= Eleazus =

Hadramaut king of the 1st century

Eleazus, also Eleazar or Iliazz Yalit I, was the Hadramaut king of the southern tip of the Arabian Peninsula, the "Frankincense kingdom", in the 1st century CE. The main harbour of the kingdom was Cana (Kanê). His capital was the city of Sabat.

It is thought that Khor Rawri, anciently the biblical port of Sumhuram, was founded by King Eleazus.

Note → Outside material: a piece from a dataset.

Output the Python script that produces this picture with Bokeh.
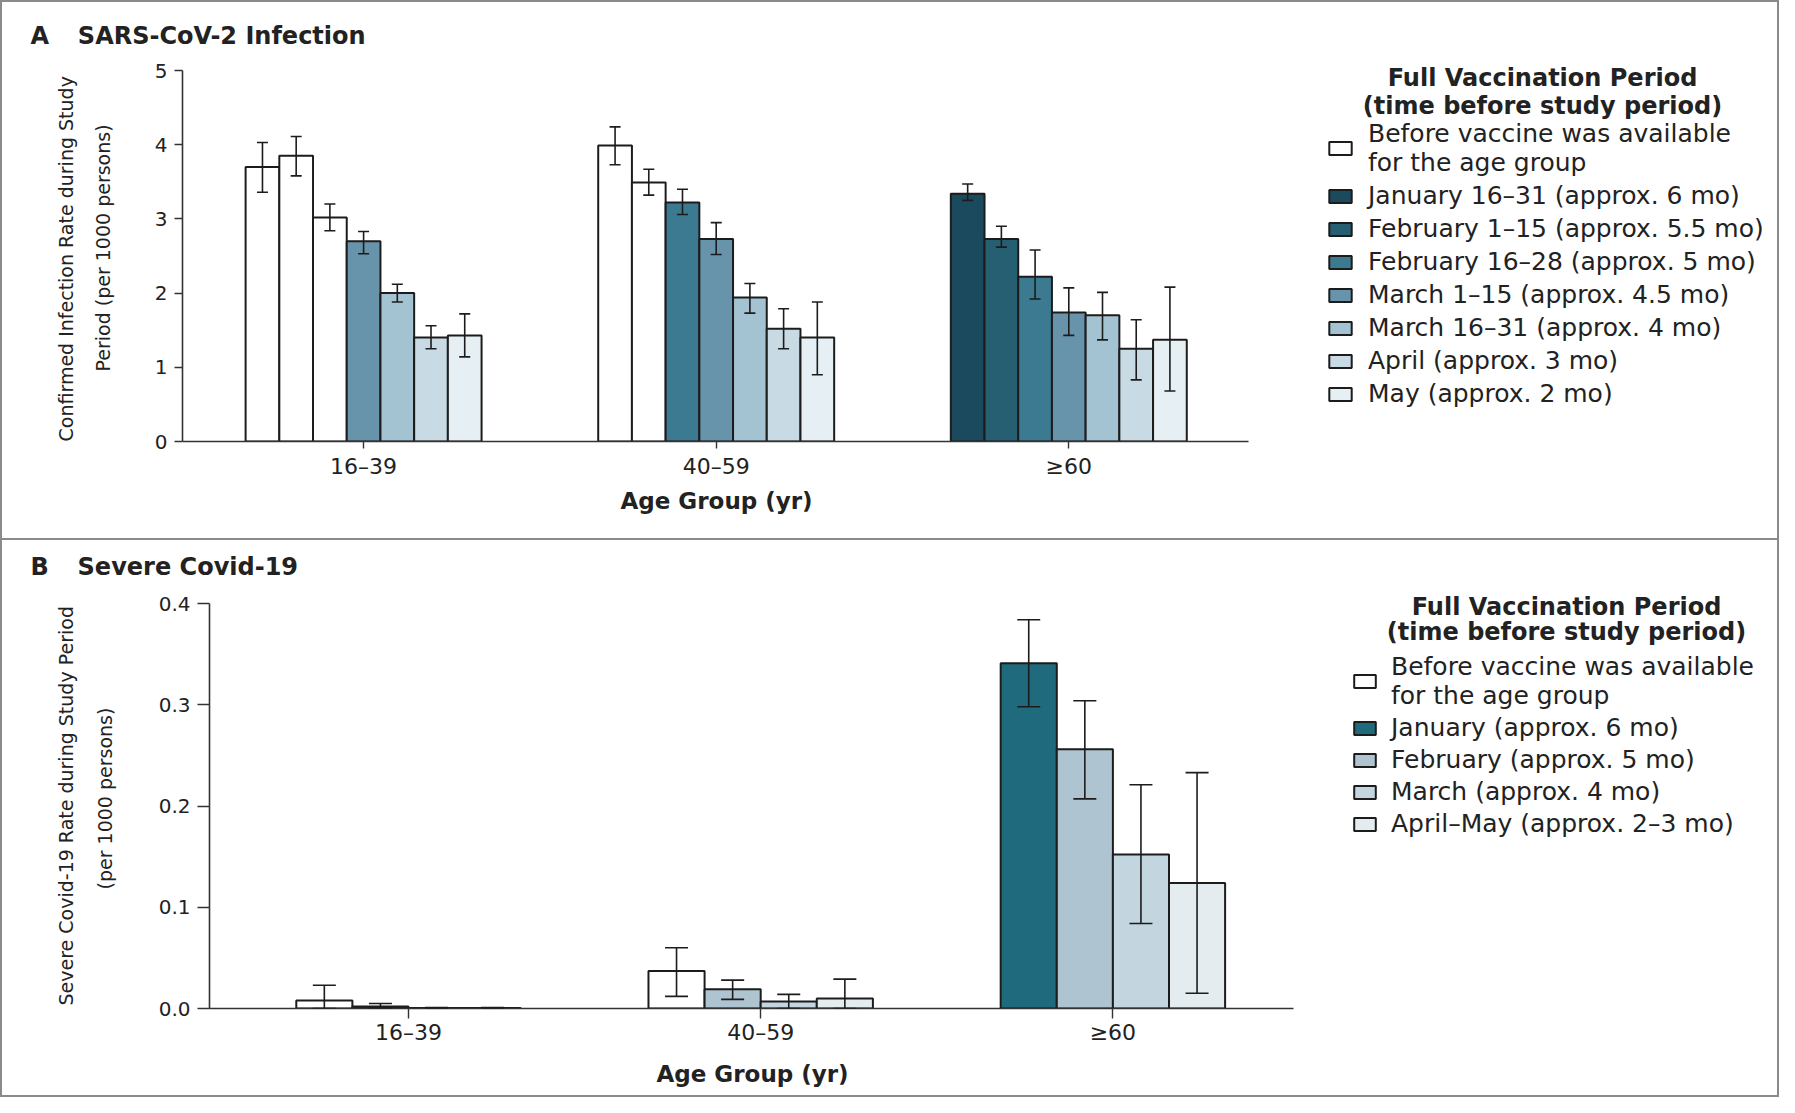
import numpy as np
from bokeh.plotting import figure
from bokeh.models import (ColumnDataSource, Range1d, FixedTicker, Whisker, TeeHead,
                          Label, Legend, LegendItem, PrintfTickFormatter, Title)
from bokeh.layouts import column
from bokeh.embed import file_html
from bokeh.resources import INLINE

# ---------------- data ----------------
age_groups = ["16–39", "40–59", "≥60"]

# Panel A: confirmed infection rate (per 1000 persons), 7 full-vaccination periods per group
legend_a = ["Before vaccine was available\nfor the age group",
            "January 16–31 (approx. 6 mo)",
            "February 1–15 (approx. 5.5 mo)",
            "February 16–28 (approx. 5 mo)",
            "March 1–15 (approx. 4.5 mo)",
            "March 16–31 (approx. 4 mo)",
            "April (approx. 3 mo)",
            "May (approx. 2 mo)"]
colors_a = ["#ffffff", "#1b4a5e", "#265f72", "#3c7a91", "#6894ab", "#a4c3d2", "#c8dae3", "#e6eff3"]
before_a = [3, 2, 0]   # periods before vaccine was available, per age group

infection_16_39 = [3.70, 3.85, 3.02, 2.70, 2.00, 1.40, 1.43]
infection_16_39_lo = [3.36, 3.58, 2.84, 2.53, 1.88, 1.25, 1.14]
infection_16_39_hi = [4.03, 4.11, 3.20, 2.83, 2.12, 1.56, 1.72]
infection_40_59 = [3.99, 3.49, 3.22, 2.73, 1.94, 1.52, 1.40]
infection_40_59_lo = [3.73, 3.32, 3.06, 2.52, 1.73, 1.25, 0.90]
infection_40_59_hi = [4.24, 3.67, 3.40, 2.95, 2.13, 1.79, 1.88]
infection_60 = [3.34, 2.73, 2.22, 1.74, 1.70, 1.25, 1.37]
infection_60_lo = [3.25, 2.62, 1.92, 1.43, 1.37, 0.83, 0.68]
infection_60_hi = [3.47, 2.90, 2.58, 2.07, 2.01, 1.64, 2.08]
yticks_a = [0, 1, 2, 3, 4, 5]

# Panel B: severe Covid-19 rate (per 1000 persons), 4 periods per group
legend_b = ["Before vaccine was available\nfor the age group",
            "January (approx. 6 mo)",
            "February (approx. 5 mo)",
            "March (approx. 4 mo)",
            "April–May (approx. 2–3 mo)"]
colors_b = ["#ffffff", "#1f6a7c", "#aec5d1", "#c3d5de", "#e4ecf0"]
before_b = [2, 1, 0]

severe_16_39 = [0.008, 0.002, 0.0006, 0.0006]
severe_16_39_lo = [0.0, 0.0005, 0.0, 0.0]
severe_16_39_hi = [0.023, 0.005, 0.001, 0.001]
severe_40_59 = [0.037, 0.019, 0.007, 0.010]
severe_40_59_lo = [0.012, 0.009, 0.0, 0.0]
severe_40_59_hi = [0.060, 0.028, 0.014, 0.029]
severe_60 = [0.341, 0.256, 0.152, 0.124]
severe_60_lo = [0.298, 0.207, 0.084, 0.015]
severe_60_hi = [0.384, 0.304, 0.221, 0.233]
yticks_b = [0.0, 0.1, 0.2, 0.3, 0.4]

FONT = "DejaVu Sans"
TXT = "#222222"
BORDER = "2px solid #8a8a8a"


def make_panel(cfg, vals, los, his, before, colors, legend_labels, yticks, y_fmt=None):
    p = figure(width=cfg["w"], height=cfg["h"],
               x_range=Range1d(*cfg["xr"]), y_range=Range1d(*cfg["yr"]),
               output_backend="svg", toolbar_location=None, frame_align=False,
               min_border_left=cfg["mb_l"], min_border_right=0,
               min_border_top=cfg["mb_t"], min_border_bottom=cfg["mb_b"])
    p.outline_line_color = None
    p.grid.visible = False
    p.background_fill_color = "white"
    p.border_fill_color = "white"

    # panel title (above, shifted left past the y axis)
    p.title.text = cfg["title"]
    p.title.align = "left"
    p.title.offset = cfg["title_off"]
    p.title.standoff = cfg["title_so"]
    p.title.text_font = FONT
    p.title.text_font_size = "24px"
    p.title.text_font_style = "bold"
    p.title.text_color = TXT

    bar_w = cfg["bar_w"]
    n = len(vals[0])
    cat_x = {k: [] for k in range(len(legend_labels))}
    cat_top = {k: [] for k in range(len(legend_labels))}
    wx, wlo, whi = [], [], []
    for g in range(len(vals)):
        for i in range(n):
            x = g + 1 + (i - (n - 1) / 2) * bar_w
            c = 0 if i < before[g] else i + 1
            cat_x[c].append(x)
            cat_top[c].append(vals[g][i])
            wx.append(x)
            wlo.append(los[g][i])
            whi.append(his[g][i])

    renderers = []
    for c in range(len(legend_labels)):
        src = ColumnDataSource(dict(x=cat_x[c], top=cat_top[c]))
        r = p.vbar(x="x", top="top", bottom=0, width=bar_w, source=src,
                   fill_color=colors[c], line_color="#1c1c1c", line_width=2)
        renderers.append(r)

    head = cfg["head"]
    wsrc = ColumnDataSource(dict(x=wx, lo=wlo, hi=whi))
    p.add_layout(Whisker(source=wsrc, base="x", lower="lo", upper="hi", dimension="height",
                         level="overlay", line_color="#1c1c1c", line_width=1.6,
                         upper_head=TeeHead(size=head, line_color="#1c1c1c", line_width=1.6),
                         lower_head=TeeHead(size=head, line_color="#1c1c1c", line_width=1.6)))

    # axes
    xa, ya = p.xaxis[0], p.yaxis[0]
    xa.bounds = cfg["xb"]
    ya.bounds = cfg["yb"]
    xa.ticker = FixedTicker(ticks=[1, 2, 3])
    xa.major_label_overrides = {i + 1: g for i, g in enumerate(age_groups)}
    ya.ticker = FixedTicker(ticks=yticks)
    if y_fmt:
        ya.formatter = PrintfTickFormatter(format=y_fmt)
    for ax in (xa, ya):
        ax.axis_line_color = "#333333"
        ax.axis_line_width = 1.6
        ax.major_tick_line_color = "#333333"
        ax.major_tick_line_width = 1.4
        ax.major_tick_in = 0
        ax.minor_tick_in = 0
        ax.minor_tick_out = 0
        ax.major_label_text_font = FONT
        ax.major_label_text_color = TXT
    ya.major_tick_out = cfg["tick_y"]
    ya.major_label_text_font_size = "20px"
    ya.major_label_standoff = 7
    # second line of the y title sits in the axis itself, first line is a left Title
    ya.axis_label = cfg["ylab2"]
    ya.axis_label_text_font = FONT
    ya.axis_label_text_font_size = "19px"
    ya.axis_label_text_font_style = "normal"
    ya.axis_label_text_color = TXT
    ya.axis_label_standoff = cfg["ylab2_so"]
    p.add_layout(Title(text=cfg["ylab1"], align="left", offset=cfg["ylab1_off"],
                       standoff=cfg["ylab1_so"], text_font=FONT, text_font_size="19px",
                       text_font_style="normal", text_color=TXT), "left")

    xa.major_tick_out = cfg["tick_x"]
    xa.major_label_text_font_size = "22px"
    xa.major_label_standoff = cfg["xlab_so"]
    p.add_layout(Title(text="Age Group (yr)", align="left", offset=cfg["xt_off"],
                       standoff=cfg["xt_so"], text_font=FONT, text_font_size="23px",
                       text_font_style="bold", text_color=TXT), "below")
    return p, renderers


def lab(p, fl, fb, X, Y, text, size="24px", bold=True, align="center"):
    p.add_layout(Label(x=X - fl, y=fb - Y, x_units="screen", y_units="screen", text=text,
                       text_font=FONT, text_font_size=size,
                       text_font_style="bold" if bold else "normal",
                       text_color=TXT, text_align=align, text_baseline="middle"))


def add_legend(p, renderers, labels, x, y, glyph_w, standoff, spacing):
    items = [LegendItem(label=l, renderers=[r]) for l, r in zip(labels, renderers)]
    leg = Legend(items=items, location=(x, y), glyph_width=glyph_w, glyph_height=16,
                 label_standoff=standoff, spacing=spacing, padding=0, margin=0,
                 border_line_alpha=0, background_fill_alpha=0,
                 label_text_font=FONT, label_text_font_size="25px", label_text_color=TXT,
                 label_text_line_height=0.8, label_height=16)
    p.add_layout(leg)


# ---------------- panel A ----------------
# page coordinates; canvas sits 2px inside the CSS border
FLa, FBa = 182, 441
cfg_a = dict(w=1779, h=538, mb_l=180, mb_t=52, mb_b=99,
             xr=(0.4864, 0.4864 + (1781 - 182) / 352.6), yr=(0, (441 - 54) / 74.2),
             xb=(0.4864, 3.5105), yb=(0, 5), bar_w=0.0956, head=11,
             title="A\u2003\u2009SARS-CoV-2 Infection", title_off=30 - 182, title_so=10,
             tick_y=8, tick_x=7, xlab_so=5,
             ylab1="Confirmed Infection Rate during Study", ylab1_off=0, ylab1_so=24,
             ylab2="Period (per 1000 persons)", ylab2_so=38,
             xt_off=438, xt_so=9)
pa, ra = make_panel(cfg_a, [infection_16_39, infection_40_59, infection_60],
                    [infection_16_39_lo, infection_40_59_lo, infection_60_lo],
                    [infection_16_39_hi, infection_40_59_hi, infection_60_hi],
                    before_a, colors_a, legend_a, yticks_a)
lab(pa, FLa, FBa, 1542, 77, "Full Vaccination Period")
lab(pa, FLa, FBa, 1542, 105, "(time before study period)")
add_legend(pa, ra, legend_a, 1326 - FLa, 33, 28, 14, 4)
pa.styles = {"border-top": BORDER, "border-left": BORDER, "border-right": BORDER,
             "box-sizing": "border-box"}

# ---------------- panel B ----------------
FLb, FBb = 209, 1008
cfg_b = dict(w=1779, h=559, mb_l=207, mb_t=48, mb_b=91,
             xr=(0.435, 0.435 + (1781 - 209) / 352.2), yr=(0, (1008 - 588) / 1012.5),
             xb=(0.435, 3.5128), yb=(0, 0.4), bar_w=0.1593, head=23,
             title="B\u2003\u2009Severe Covid-19", title_off=30 - 209, title_so=15,
             tick_y=12, tick_x=10, xlab_so=1,
             ylab1="Severe Covid-19 Rate during Study Period", ylab1_off=3, ylab1_so=28,
             ylab2="(per 1000 persons)", ylab2_so=40,
             xt_off=447, xt_so=22)
pb, rb = make_panel(cfg_b, [severe_16_39, severe_40_59, severe_60],
                    [severe_16_39_lo, severe_40_59_lo, severe_60_lo],
                    [severe_16_39_hi, severe_40_59_hi, severe_60_hi],
                    before_b, colors_b, legend_b, yticks_b, y_fmt="%.1f")
lab(pb, FLb, FBb, 1566, 606, "Full Vaccination Period")
lab(pb, FLb, FBb, 1566, 631, "(time before study period)")
add_legend(pb, rb, legend_b, 1351 - FLb, 170, 27, 13, 3)
pb.styles = {"border-top": BORDER, "border-left": BORDER, "border-right": BORDER,
             "border-bottom": BORDER, "box-sizing": "border-box"}

layout = column(pa, pb)
open("out.html", "w").write(file_html(layout, INLINE))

Eleazus is described in the Periplus of the Erythraean Sea:

"27. After Eudaemon Arabia there is a continuous length of coast, and a bay extending two thousand stadia or more, along which there are Nomads and Fish-Eaters living in villages; just beyond the cape projecting from this bay there is another market-town by the shore, Cana, of the Kingdom of Eleazus, the Frankincense Country; and facing it there are two desert islands, one called Island of Birds, the other Dome Island, one hundred and twenty stadia from Cana. Inland from this place lies the metropolis Sabbatha, in which the King lives. All the frankincense produced in the country is brought by camels to that place to be stored, and to Cana on rafts held up by inflated skins after the manner of the country, and in boats. And this place has a trade also with the far-side ports, with Barygaza and Scythia and Ommana and the neighboring coast of Persia."